▸ Given task:
Reproduce exactly, with no pictures, each line from the opening of the material down through the line containing "(phDy) at (975.5,73)".

§ §

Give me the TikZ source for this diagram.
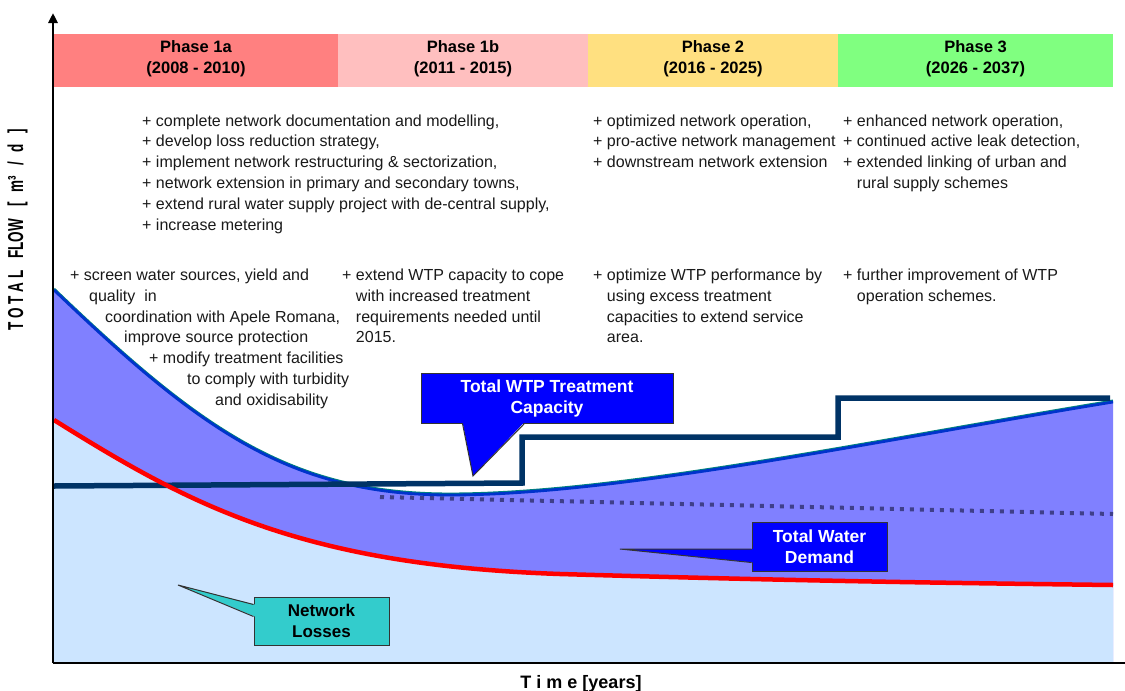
\documentclass[tikz,border=0pt]{standalone}
\usepackage{fontspec}
\setmainfont{Liberation Sans}
\usetikzlibrary{calc,arrows.meta}

\definecolor{phaseA}{HTML}{FF8080}
\definecolor{phaseB}{HTML}{FFBFBF}
\definecolor{phaseC}{HTML}{FFE080}
\definecolor{phaseD}{HTML}{80FF80}
\definecolor{lossfill}{HTML}{CCE5FF}
\definecolor{demandfill}{HTML}{8080FF}
\definecolor{capline}{HTML}{003366}
\definecolor{demline}{HTML}{0033CC}
\definecolor{demedge}{HTML}{008080}
\definecolor{dotline}{HTML}{3F3F8A}
\definecolor{lossline}{HTML}{FF0000}
\definecolor{calloutblue}{HTML}{0000FF}
\definecolor{callouttea}{HTML}{33CCCC}
\definecolor{bordergray}{HTML}{333333}
\definecolor{bodytext}{HTML}{1A1A1A}

\begin{document}
\begin{tikzpicture}[x=1pt,y=-1pt,
  txt/.style={anchor=base west,inner sep=0pt,font=\fontsize{16}{20}\selectfont,text=bodytext},
  phasebox/.style={draw=none,inner sep=0pt,minimum height=53pt},
  phasetxt/.style={anchor=base,inner sep=0pt,font=\fontsize{16.5}{20}\selectfont\bfseries},
  calloutbox/.style={draw=bordergray,line width=1pt,inner sep=0pt,align=center,
    font=\fontsize{17.5}{21}\selectfont\bfseries},
  calloutedge/.style={draw=bordergray,line width=1pt,line join=miter},
  axisline/.style={draw=black,line width=2.5pt},
  axislabel/.style={inner sep=0pt,font=\fontsize{18}{20}\selectfont\bfseries}]

\useasboundingbox (0,0) rectangle (1125,691);
\fill[white] (0,0) rectangle (1125,691);

% ---- phase header bars ----
\node[phasebox,fill=phaseA,minimum width=284pt] (phA) at (196,60.5) {};
\node[phasebox,fill=phaseB,minimum width=250pt] (phB) at (463,60.5) {};
\node[phasebox,fill=phaseC,minimum width=250pt] (phC) at (713,60.5) {};
\node[phasebox,fill=phaseD,minimum width=275pt] (phD) at (975.5,60.5) {};
\node[phasetxt] (phAt) at (196,52) {Phase 1a};
\node[phasetxt] (phAy) at (196,73) {(2008 - 2010)};
\node[phasetxt] (phBt) at (463,52) {Phase 1b};
\node[phasetxt] (phBy) at (463,73) {(2011 - 2015)};
\node[phasetxt] (phCt) at (713,52) {Phase 2};
\node[phasetxt] (phCy) at (713,73) {(2016 - 2025)};
\node[phasetxt] (phDt) at (975.5,52) {Phase 3};
\node[phasetxt] (phDy) at (975.5,73) {(2026 - 2037)};

% ---- areas: total demand (above) and network losses (below) ----
\fill[demandfill] (54,290) .. controls (200,430) and (290,495) .. (450,495)
  .. controls (620,495) and (880,440) .. (1113,402) -- (1113,662) -- (54,662) -- cycle;
\fill[lossfill] (54,420) .. controls (190,505) and (300,565) .. (560,574)
  .. controls (800,581) and (950,583) .. (1113,585) -- (1113,662) -- (54,662) -- cycle;

% reduced demand trend
\draw[dotline,line width=4pt,dash pattern=on 4pt off 6pt] (380,497) -- (1113,514);

% total water demand curve
\draw[demedge,line width=2.5pt,yshift=1.2pt] (54,290) .. controls (200,430) and (290,495) .. (450,495)
  .. controls (620,495) and (880,440) .. (1113,402);
\draw[demline,line width=2.8pt] (54,290) .. controls (200,430) and (290,495) .. (450,495)
  .. controls (620,495) and (880,440) .. (1113,402);

% treatment capacity steps
\draw[capline,line width=5.5pt,line join=miter]
  (54,486) -- (522,483) -- (522,437) -- (838,437) -- (838,398) -- (1110,398);

% network losses curve
\draw[lossline,line width=4.5pt] (54,420) .. controls (190,505) and (300,565) .. (560,574)
  .. controls (800,581) and (950,583) .. (1113,585);

% ---- axes ----
\coordinate (origin) at (53,663);
\coordinate (ytop) at (53,13);
\coordinate (xend) at (1125,663);
\draw[axisline,-{Triangle[width=9pt,length=10pt]}] (origin) -- (ytop);
\draw[axisline] (origin) -- (xend);
\node[axislabel,anchor=base] (xlab) at (581,688) {T i m e [years]};
\node[rotate=90,inner sep=0pt,font=\fontsize{13.5}{13.5}\selectfont\bfseries] (ylab) at (17.5,230)
  {\scalebox{1}[1.6]{T O T A L\hspace{12pt}FLOW\hspace{12pt}[\hspace{10pt}m³\hspace{10pt}/\hspace{10pt}d\hspace{10pt}]}};

% ---- callouts ----
\node[calloutbox,fill=calloutblue,text=white,minimum width=252pt,minimum height=50pt]
  (wtp) at (547,398) {Total WTP Treatment\\Capacity};
\coordinate (wtptip) at (473,476);
\fill[calloutblue] ($(wtp.south west)+(42,-1.5)$) -- (wtptip) -- ($(wtp.south west)+(104,-1.5)$) -- cycle;
\draw[calloutedge] ($(wtp.south west)+(42,0)$) -- (wtptip) -- ($(wtp.south west)+(104,0)$);

\node[calloutbox,fill=calloutblue,text=white,minimum width=135pt,minimum height=49pt]
  (dem) at (819.5,546.5) {Total Water\\Demand};
\coordinate (demtip) at (620,549);
\fill[calloutblue] ($(dem.north west)+(1.5,27.5)$) -- (demtip) -- ($(dem.north west)+(1.5,41)$) -- cycle;
\draw[calloutedge] ($(dem.north west)+(0,27.5)$) -- (demtip) -- ($(dem.north west)+(0,41)$);

\node[calloutbox,fill=callouttea,text=black,minimum width=135pt,minimum height=48pt,
  font=\fontsize{17}{21}\selectfont\bfseries]
  (loss) at (321.5,621) {Network\\Losses};
\coordinate (losstip) at (178,585);
\fill[callouttea] ($(loss.north west)+(1.5,8)$) -- (losstip) -- ($(loss.north west)+(1.5,20)$) -- cycle;
\draw[calloutedge] ($(loss.north west)+(0,8)$) -- (losstip) -- ($(loss.north west)+(0,20)$);

% ---- measures per phase ----
\foreach \t [count=\i] in {
  {+ complete network documentation and modelling,},
  {+ develop loss reduction strategy,},
  {+ implement network restructuring \& sectorization,},
  {+ network extension in primary and secondary towns,},
  {+ extend rural water supply project with de-central supply,},
  {+ increase metering}}
  \node[txt] (netA-\i) at (142,{126+20.8*(\i-1)}) {\t};

\foreach \t [count=\i] in {
  {+ optimized network operation,},
  {+ pro-active network management},
  {+ downstream network extension}}
  \node[txt] (netC-\i) at (593,{126+20.8*(\i-1)}) {\t};

\foreach \t [count=\i] in {
  {+ enhanced network operation,},
  {+ continued active leak detection,},
  {+ extended linking of urban and},
  {\phantom{+ }rural supply schemes}}
  \node[txt] (netD-\i) at (843,{126+20.8*(\i-1)}) {\t};

\foreach \x/\t [count=\i] in {
  70/{+ screen water sources, yield and},
  89/{quality\ \ in},
  105/{coordination with Apele Romana,},
  124/{improve source protection},
  149/{+ modify treatment facilities},
  187/{to comply with turbidity},
  215/{and oxidisability}}
  \node[txt] (srcA-\i) at (\x,{280.5+20.8*(\i-1)}) {\t};

\foreach \t [count=\i] in {
  {+ extend WTP capacity to cope},
  {\phantom{+ }with increased treatment},
  {\phantom{+ }requirements needed until},
  {\phantom{+ }2015.}}
  \node[txt] (srcB-\i) at (342,{280.5+20.8*(\i-1)}) {\t};

\foreach \t [count=\i] in {
  {+ optimize WTP performance by},
  {\phantom{+ }using excess treatment},
  {\phantom{+ }capacities to extend service},
  {\phantom{+ }area.}}
  \node[txt] (srcC-\i) at (593,{280.5+20.8*(\i-1)}) {\t};

\foreach \t [count=\i] in {
  {+ further improvement of WTP},
  {\phantom{+ }operation schemes.}}
  \node[txt] (srcD-\i) at (843,{280.5+20.8*(\i-1)}) {\t};

\end{tikzpicture}
\end{document}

§ §

▸ Result of the task:
Give me the TikZ source for this diagram.
\documentclass[tikz,border=0pt]{standalone}
\usepackage{fontspec}
\setmainfont{Liberation Sans}
\usetikzlibrary{calc,arrows.meta}

\definecolor{phaseA}{HTML}{FF8080}
\definecolor{phaseB}{HTML}{FFBFBF}
\definecolor{phaseC}{HTML}{FFE080}
\definecolor{phaseD}{HTML}{80FF80}
\definecolor{lossfill}{HTML}{CCE5FF}
\definecolor{demandfill}{HTML}{8080FF}
\definecolor{capline}{HTML}{003366}
\definecolor{demline}{HTML}{0033CC}
\definecolor{demedge}{HTML}{008080}
\definecolor{dotline}{HTML}{3F3F8A}
\definecolor{lossline}{HTML}{FF0000}
\definecolor{calloutblue}{HTML}{0000FF}
\definecolor{callouttea}{HTML}{33CCCC}
\definecolor{bordergray}{HTML}{333333}
\definecolor{bodytext}{HTML}{1A1A1A}

\begin{document}
\begin{tikzpicture}[x=1pt,y=-1pt,
  txt/.style={anchor=base west,inner sep=0pt,font=\fontsize{16}{20}\selectfont,text=bodytext},
  phasebox/.style={draw=none,inner sep=0pt,minimum height=53pt},
  phasetxt/.style={anchor=base,inner sep=0pt,font=\fontsize{16.5}{20}\selectfont\bfseries},
  calloutbox/.style={draw=bordergray,line width=1pt,inner sep=0pt,align=center,
    font=\fontsize{17.5}{21}\selectfont\bfseries},
  calloutedge/.style={draw=bordergray,line width=1pt,line join=miter},
  axisline/.style={draw=black,line width=2.5pt},
  axislabel/.style={inner sep=0pt,font=\fontsize{18}{20}\selectfont\bfseries}]

\useasboundingbox (0,0) rectangle (1125,691);
\fill[white] (0,0) rectangle (1125,691);

% ---- phase header bars ----
\node[phasebox,fill=phaseA,minimum width=284pt] (phA) at (196,60.5) {};
\node[phasebox,fill=phaseB,minimum width=250pt] (phB) at (463,60.5) {};
\node[phasebox,fill=phaseC,minimum width=250pt] (phC) at (713,60.5) {};
\node[phasebox,fill=phaseD,minimum width=275pt] (phD) at (975.5,60.5) {};
\node[phasetxt] (phAt) at (196,52) {Phase 1a};
\node[phasetxt] (phAy) at (196,73) {(2008 - 2010)};
\node[phasetxt] (phBt) at (463,52) {Phase 1b};
\node[phasetxt] (phBy) at (463,73) {(2011 - 2015)};
\node[phasetxt] (phCt) at (713,52) {Phase 2};
\node[phasetxt] (phCy) at (713,73) {(2016 - 2025)};
\node[phasetxt] (phDt) at (975.5,52) {Phase 3};
\node[phasetxt] (phDy) at (975.5,73) {(2026 - 2037)};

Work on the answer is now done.